The contributing factor appears on the risk gauge with the literal density altitude value next to it. The score is never displayed without the operational reasons that produced it. When an instructor approves a flight with density altitude over 8 000 ft, the audit log retains both the value and the approval. KCAA inspections that turn on weather-day decision-making have the artefact they need without the operator producing it on demand.
What this is not
- Not a substitute for a POH performance check. The rules of thumb above are conservative averages. An aircraft 50 hours past its propeller overhaul, or operating with a stiff cylinder head, will underperform them. When density altitude is operationally significant (above 7 000 ft), the POH performance chart for the specific aircraft, weight, and configuration is the source.
- Not a takeoff distance calculator. Density altitude is computed and surfaced; takeoff distance for a specific aircraft weight, runway slope, surface, and headwind is not. That computation belongs in the dispatch worksheet on the POH performance pages.
- Not a substitute for the KMD altimeter setting. The wizard uses the QNH the student enters. If the entered QNH drifts from the active KMD setting, the computed density altitude drifts too. A current QNH before submission is the student's responsibility — manual entry is the design choice, not an oversight.
- No automatic temperature fetch. Outside air temperature is manual entry.
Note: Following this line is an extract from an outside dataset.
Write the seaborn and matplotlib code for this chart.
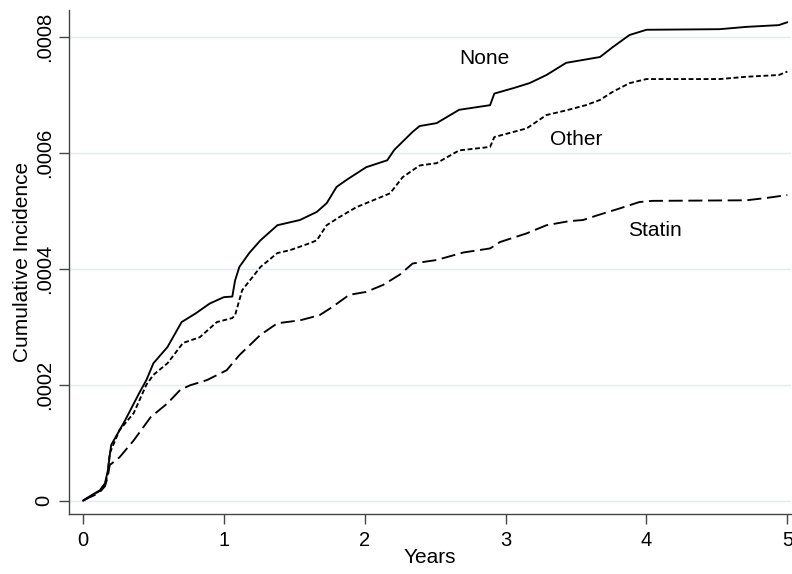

Adding live temperature ingestion is a v2 consideration; the manual field surfaces the moment the student last actually read the thermometer, which is the operational signal an examiner cares about.
Disclaimer
AngaBrief is a training and decision-support tool. It is not a dispatch authority. Final go/no-go authority rests with the Pilot in Command and the assigned Flight Instructor in accordance with KCAA regulations. AngaBrief does not replace official weather briefings, NOTAM checks, aircraft documentation review, or instructor judgement.